-- Do this --
Copy out the material below in full, but not its images.

-- Data block --
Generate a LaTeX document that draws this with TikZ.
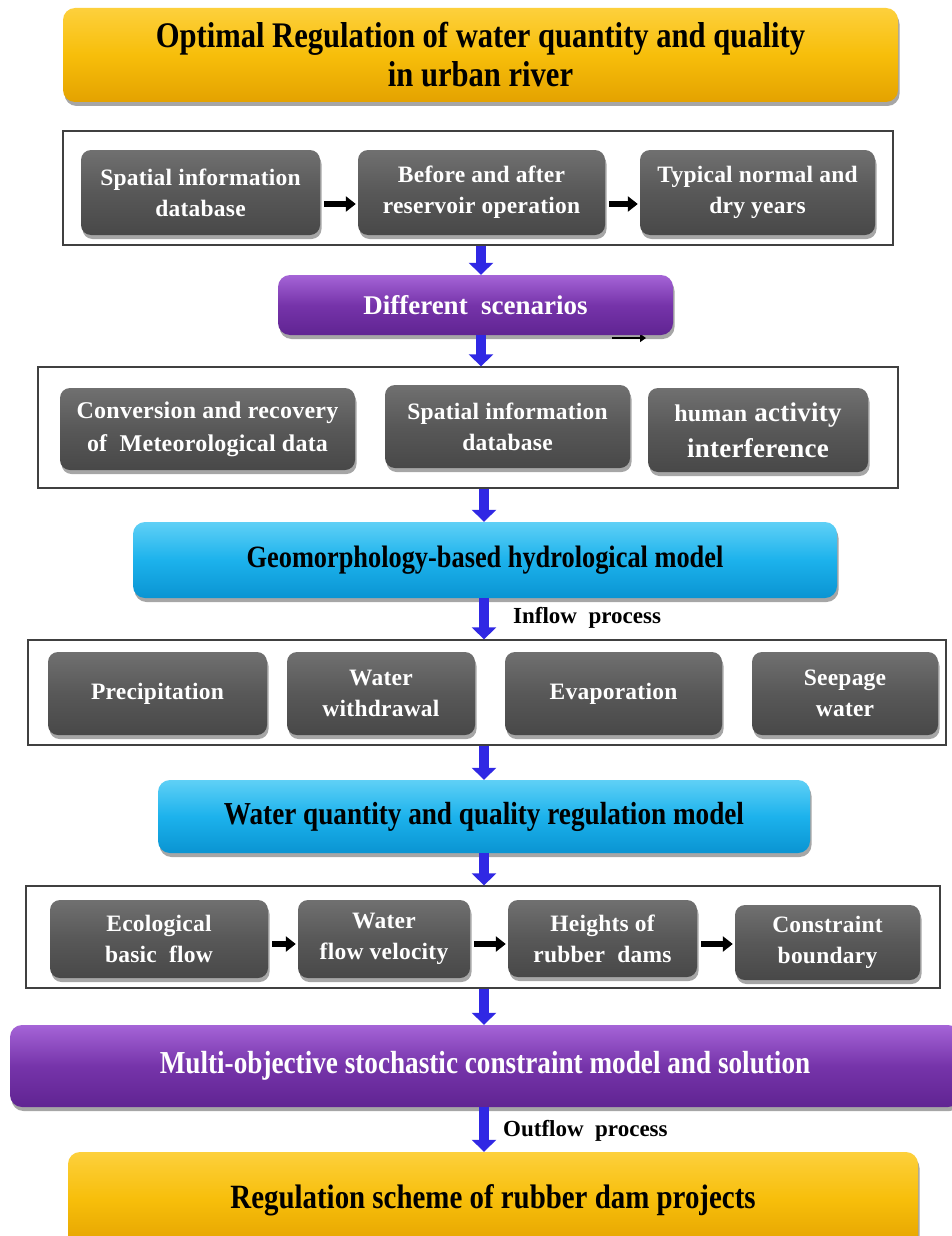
\documentclass[tikz,border=0pt]{standalone}
\usepackage{fontspec}
\setmainfont{Liberation Serif}
\newfontfamily\condfont[FakeStretch=0.85]{Liberation Serif}
\newfontfamily\spacedfont[LetterSpace=1]{Liberation Serif}
\usetikzlibrary{arrows.meta,shadows}

\definecolor{goldA}{RGB}{253,208,60}
\definecolor{goldB}{RGB}{247,190,10}
\definecolor{goldC}{RGB}{228,162,0}
\definecolor{greyA}{RGB}{112,112,112}
\definecolor{greyB}{RGB}{88,88,88}
\definecolor{greyC}{RGB}{72,72,72}
\definecolor{cyanA}{RGB}{95,208,246}
\definecolor{cyanB}{RGB}{28,178,236}
\definecolor{cyanC}{RGB}{10,148,210}
\definecolor{purpA}{RGB}{165,100,215}
\definecolor{purpB}{RGB}{118,52,170}
\definecolor{purpC}{RGB}{96,36,146}
\definecolor{arrowblue}{RGB}{48,40,228}

\tikzset{
  boxshadow/.style={drop shadow={shadow xshift=1.5pt,shadow yshift=-4pt,opacity=0.35,fill=black}},
  goldbox/.style={rounded corners=12pt, top color=goldA, bottom color=goldC, middle color=goldB,
    boxshadow, text=black, align=center, inner sep=0pt, font=\condfont\bfseries},
  cyanbox/.style={rounded corners=12pt, top color=cyanA, bottom color=cyanC, middle color=cyanB,
    boxshadow, text=black, align=center, inner sep=0pt, font=\condfont\bfseries},
  purpbox/.style={rounded corners=12pt, top color=purpA, bottom color=purpC, middle color=purpB,
    boxshadow, text=white, align=center, inner sep=0pt},
  greybox/.style={rounded corners=10pt, top color=greyA, bottom color=greyC, middle color=greyB,
    boxshadow, text=white, align=center, inner sep=0pt},
  panel/.style={draw=black!75, line width=1.3pt, fill=white, inner sep=0pt},
  bluearr/.style={draw=arrowblue, line width=10pt, -{Triangle[width=24pt,length=12pt]}},
  blackarr/.style={draw=black, line width=6pt, shorten <=4pt, shorten >=2pt,
    -{Triangle[width=15pt,length=10pt]}},
  gtext/.style={font=\spacedfont\bfseries\fontsize{23.5}{31}\selectfont},
  flowlabel/.style={anchor=west, inner sep=0pt, font=\bfseries\fontsize{23}{26}\selectfont}
}

\begin{document}
\begin{tikzpicture}[x=1pt,y=-1pt]
\useasboundingbox (0,0) rectangle (951,1236);
\fill[white] (0,0) rectangle (951,1236);

\coordinate (ax1) at (481,0);
\coordinate (ax) at (484,0);
\coordinate (row1) at (0,204);
\coordinate (row4) at (0,944);

% title
\node[goldbox, minimum width=835pt, minimum height=94pt,
  font=\condfont\bfseries\fontsize{36}{39}\selectfont] (title) at (480.5,55)
  {Optimal Regulation of water quantity and quality\\in urban river};

% panel 1
\node[panel, minimum width=830pt, minimum height=114pt] (fr1) at (478,188) {};
\node[greybox, gtext, minimum width=239pt, minimum height=85pt] (p1a) at (200.5,192.5) {Spatial information\\database};
\node[greybox, gtext, minimum width=247pt, minimum height=85pt] (p1b) at (481.5,192.5) {Before and after\\reservoir operation};
\node[greybox, gtext, minimum width=235pt, minimum height=85pt] (p1c) at (757.5,192.5) {Typical normal and\\dry years};
\draw[blackarr] (p1a.east |- row1) -- (p1b.west |- row1);
\draw[blackarr] (p1b.east |- row1) -- (p1c.west |- row1);

% stub behind scenarios box
\coordinate (st1) at (612,338);
\coordinate (st2) at (646,338);
\draw[line width=2.5pt, -{Triangle[width=8pt,length=6pt]}] (st1) -- (st2);

% scenarios
\node[purpbox, minimum width=395pt, minimum height=60pt,
  font=\bfseries\fontsize{27}{30}\selectfont] (scen) at (475.5,305) {Different\ \ scenarios};
\draw[bluearr] (fr1.south -| ax1) -- (scen.north -| ax1);

% panel 2
\node[panel, minimum width=860pt, minimum height=121pt] (fr2) at (468,427.5) {};
\draw[bluearr] (scen.south -| ax1) -- (fr2.north -| ax1);
\node[greybox, minimum width=295pt, minimum height=82pt,
  font=\spacedfont\bfseries\fontsize{24}{33}\selectfont] (p2a) at (207.5,429) {Conversion and recovery\\of\ \ Meteorological data};
\node[greybox, gtext, minimum width=245pt, minimum height=83pt] (p2b) at (507.5,426.5) {Spatial information\\database};
\node[greybox, minimum width=220pt, minimum height=84pt,
  font=\spacedfont\bfseries\fontsize{27}{36}\selectfont] (p2c) at (758,430) {{\fontsize{24}{36}\selectfont human} activity\\interference};

% geomorphology
\node[cyanbox, minimum width=704pt, minimum height=76pt,
  font=\condfont\bfseries\fontsize{31}{34}\selectfont] (geo) at (485,560) {Geomorphology-based\ hydrological model};
\draw[bluearr] (fr2.south -| ax) -- (geo.north -| ax);

% panel 3
\node[panel, minimum width=918pt, minimum height=105pt] (fr3) at (487,692.5) {};
\draw[bluearr] (geo.south -| ax) -- (fr3.north -| ax);
\node[flowlabel] (inflow) at (513,618) {Inflow\ \ process};
\node[greybox, gtext, minimum width=219pt, minimum height=83pt] (p3a) at (157.5,693.5) {Precipitation};
\node[greybox, gtext, minimum width=188pt, minimum height=83pt] (p3b) at (381,693.5) {Water\\withdrawal};
\node[greybox, gtext, minimum width=217pt, minimum height=83pt] (p3c) at (613.5,693.5) {Evaporation};
\node[greybox, gtext, minimum width=186pt, minimum height=83pt] (p3d) at (845,693.5) {Seepage\\water};

% water quantity model
\node[cyanbox, minimum width=652pt, minimum height=73pt,
  font=\condfont\bfseries\fontsize{32}{35}\selectfont] (wq) at (484,816.5) {Water quantity and quality regulation model};
\draw[bluearr] (fr3.south -| ax) -- (wq.north -| ax);

% panel 4
\node[panel, minimum width=914pt, minimum height=102pt] (fr4) at (483,937) {};
\draw[bluearr] (wq.south -| ax) -- (fr4.north -| ax);
\node[greybox, gtext, minimum width=218pt, minimum height=78pt] (p4a) at (159,939) {Ecological\\basic\ \ flow};
\node[greybox, gtext, minimum width=172pt, minimum height=78pt] (p4b) at (384,939) {Water\\flow velocity};
\node[greybox, gtext, minimum width=189pt, minimum height=77pt] (p4c) at (602.5,938.5) {Heights of\\rubber\ \ dams};
\node[greybox, gtext, minimum width=185pt, minimum height=75pt] (p4d) at (827.5,942.5) {Constraint\\boundary};
\draw[blackarr] (p4a.east |- row4) -- (p4b.west |- row4);
\draw[blackarr] (p4b.east |- row4) -- (p4c.west |- row4);
\draw[blackarr] (p4c.east |- row4) -- (p4d.west |- row4);

% multi-objective
\node[purpbox, minimum width=950pt, minimum height=82pt,
  font=\condfont\bfseries\fontsize{32}{35}\selectfont] (mo) at (485,1066) {Multi-objective stochastic constraint model and solution};
\draw[bluearr] (fr4.south -| ax) -- (mo.north -| ax);

% final
\node[goldbox, minimum width=850pt, minimum height=96pt,
  font=\condfont\bfseries\fontsize{34}{37}\selectfont] (final) at (493,1200) {Regulation scheme of rubber dam projects};
\draw[bluearr] (mo.south -| ax) -- (final.north -| ax);
\node[flowlabel] (outflow) at (503,1131) {Outflow\ \ process};
\end{tikzpicture}
\end{document}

-- Finished exercise --
Generate a LaTeX document that draws this with TikZ.
\documentclass[tikz,border=0pt]{standalone}
\usepackage{fontspec}
\setmainfont{Liberation Serif}
\newfontfamily\condfont[FakeStretch=0.85]{Liberation Serif}
\newfontfamily\spacedfont[LetterSpace=1]{Liberation Serif}
\usetikzlibrary{arrows.meta,shadows}

\definecolor{goldA}{RGB}{253,208,60}
\definecolor{goldB}{RGB}{247,190,10}
\definecolor{goldC}{RGB}{228,162,0}
\definecolor{greyA}{RGB}{112,112,112}
\definecolor{greyB}{RGB}{88,88,88}
\definecolor{greyC}{RGB}{72,72,72}
\definecolor{cyanA}{RGB}{95,208,246}
\definecolor{cyanB}{RGB}{28,178,236}
\definecolor{cyanC}{RGB}{10,148,210}
\definecolor{purpA}{RGB}{165,100,215}
\definecolor{purpB}{RGB}{118,52,170}
\definecolor{purpC}{RGB}{96,36,146}
\definecolor{arrowblue}{RGB}{48,40,228}

\tikzset{
  boxshadow/.style={drop shadow={shadow xshift=1.5pt,shadow yshift=-4pt,opacity=0.35,fill=black}},
  goldbox/.style={rounded corners=12pt, top color=goldA, bottom color=goldC, middle color=goldB,
    boxshadow, text=black, align=center, inner sep=0pt, font=\condfont\bfseries},
  cyanbox/.style={rounded corners=12pt, top color=cyanA, bottom color=cyanC, middle color=cyanB,
    boxshadow, text=black, align=center, inner sep=0pt, font=\condfont\bfseries},
  purpbox/.style={rounded corners=12pt, top color=purpA, bottom color=purpC, middle color=purpB,
    boxshadow, text=white, align=center, inner sep=0pt},
  greybox/.style={rounded corners=10pt, top color=greyA, bottom color=greyC, middle color=greyB,
    boxshadow, text=white, align=center, inner sep=0pt},
  panel/.style={draw=black!75, line width=1.3pt, fill=white, inner sep=0pt},
  bluearr/.style={draw=arrowblue, line width=10pt, -{Triangle[width=24pt,length=12pt]}},
  blackarr/.style={draw=black, line width=6pt, shorten <=4pt, shorten >=2pt,
    -{Triangle[width=15pt,length=10pt]}},
  gtext/.style={font=\spacedfont\bfseries\fontsize{23.5}{31}\selectfont},
  flowlabel/.style={anchor=west, inner sep=0pt, font=\bfseries\fontsize{23}{26}\selectfont}
}

\begin{document}
\begin{tikzpicture}[x=1pt,y=-1pt]
\useasboundingbox (0,0) rectangle (951,1236);
\fill[white] (0,0) rectangle (951,1236);

\coordinate (ax1) at (481,0);
\coordinate (ax) at (484,0);
\coordinate (row1) at (0,204);
\coordinate (row4) at (0,944);

% title
\node[goldbox, minimum width=835pt, minimum height=94pt,
  font=\condfont\bfseries\fontsize{36}{39}\selectfont] (title) at (480.5,55)
  {Optimal Regulation of water quantity and quality\\in urban river};

% panel 1
\node[panel, minimum width=830pt, minimum height=114pt] (fr1) at (478,188) {};
\node[greybox, gtext, minimum width=239pt, minimum height=85pt] (p1a) at (200.5,192.5) {Spatial information\\database};
\node[greybox, gtext, minimum width=247pt, minimum height=85pt] (p1b) at (481.5,192.5) {Before and after\\reservoir operation};
\node[greybox, gtext, minimum width=235pt, minimum height=85pt] (p1c) at (757.5,192.5) {Typical normal and\\dry years};
\draw[blackarr] (p1a.east |- row1) -- (p1b.west |- row1);
\draw[blackarr] (p1b.east |- row1) -- (p1c.west |- row1);

% stub behind scenarios box
\coordinate (st1) at (612,338);
\coordinate (st2) at (646,338);
\draw[line width=2.5pt, -{Triangle[width=8pt,length=6pt]}] (st1) -- (st2);

% scenarios
\node[purpbox, minimum width=395pt, minimum height=60pt,
  font=\bfseries\fontsize{27}{30}\selectfont] (scen) at (475.5,305) {Different\ \ scenarios};
\draw[bluearr] (fr1.south -| ax1) -- (scen.north -| ax1);

% panel 2
\node[panel, minimum width=860pt, minimum height=121pt] (fr2) at (468,427.5) {};
\draw[bluearr] (scen.south -| ax1) -- (fr2.north -| ax1);
\node[greybox, minimum width=295pt, minimum height=82pt,
  font=\spacedfont\bfseries\fontsize{24}{33}\selectfont] (p2a) at (207.5,429) {Conversion and recovery\\of\ \ Meteorological data};
\node[greybox, gtext, minimum width=245pt, minimum height=83pt] (p2b) at (507.5,426.5) {Spatial information\\database};
\node[greybox, minimum width=220pt, minimum height=84pt,
  font=\spacedfont\bfseries\fontsize{27}{36}\selectfont] (p2c) at (758,430) {{\fontsize{24}{36}\selectfont human} activity\\interference};

% geomorphology
\node[cyanbox, minimum width=704pt, minimum height=76pt,
  font=\condfont\bfseries\fontsize{31}{34}\selectfont] (geo) at (485,560) {Geomorphology-based\ hydrological model};
\draw[bluearr] (fr2.south -| ax) -- (geo.north -| ax);

% panel 3
\node[panel, minimum width=918pt, minimum height=105pt] (fr3) at (487,692.5) {};
\draw[bluearr] (geo.south -| ax) -- (fr3.north -| ax);
\node[flowlabel] (inflow) at (513,618) {Inflow\ \ process};
\node[greybox, gtext, minimum width=219pt, minimum height=83pt] (p3a) at (157.5,693.5) {Precipitation};
\node[greybox, gtext, minimum width=188pt, minimum height=83pt] (p3b) at (381,693.5) {Water\\withdrawal};
\node[greybox, gtext, minimum width=217pt, minimum height=83pt] (p3c) at (613.5,693.5) {Evaporation};
\node[greybox, gtext, minimum width=186pt, minimum height=83pt] (p3d) at (845,693.5) {Seepage\\water};

% water quantity model
\node[cyanbox, minimum width=652pt, minimum height=73pt,
  font=\condfont\bfseries\fontsize{32}{35}\selectfont] (wq) at (484,816.5) {Water quantity and quality regulation model};
\draw[bluearr] (fr3.south -| ax) -- (wq.north -| ax);

% panel 4
\node[panel, minimum width=914pt, minimum height=102pt] (fr4) at (483,937) {};
\draw[bluearr] (wq.south -| ax) -- (fr4.north -| ax);
\node[greybox, gtext, minimum width=218pt, minimum height=78pt] (p4a) at (159,939) {Ecological\\basic\ \ flow};
\node[greybox, gtext, minimum width=172pt, minimum height=78pt] (p4b) at (384,939) {Water\\flow velocity};
\node[greybox, gtext, minimum width=189pt, minimum height=77pt] (p4c) at (602.5,938.5) {Heights of\\rubber\ \ dams};
\node[greybox, gtext, minimum width=185pt, minimum height=75pt] (p4d) at (827.5,942.5) {Constraint\\boundary};
\draw[blackarr] (p4a.east |- row4) -- (p4b.west |- row4);
\draw[blackarr] (p4b.east |- row4) -- (p4c.west |- row4);
\draw[blackarr] (p4c.east |- row4) -- (p4d.west |- row4);

% multi-objective
\node[purpbox, minimum width=950pt, minimum height=82pt,
  font=\condfont\bfseries\fontsize{32}{35}\selectfont] (mo) at (485,1066) {Multi-objective stochastic constraint model and solution};
\draw[bluearr] (fr4.south -| ax) -- (mo.north -| ax);

% final
\node[goldbox, minimum width=850pt, minimum height=96pt,
  font=\condfont\bfseries\fontsize{34}{37}\selectfont] (final) at (493,1200) {Regulation scheme of rubber dam projects};
\draw[bluearr] (mo.south -| ax) -- (final.north -| ax);
\node[flowlabel] (outflow) at (503,1131) {Outflow\ \ process};
\end{tikzpicture}
\end{document}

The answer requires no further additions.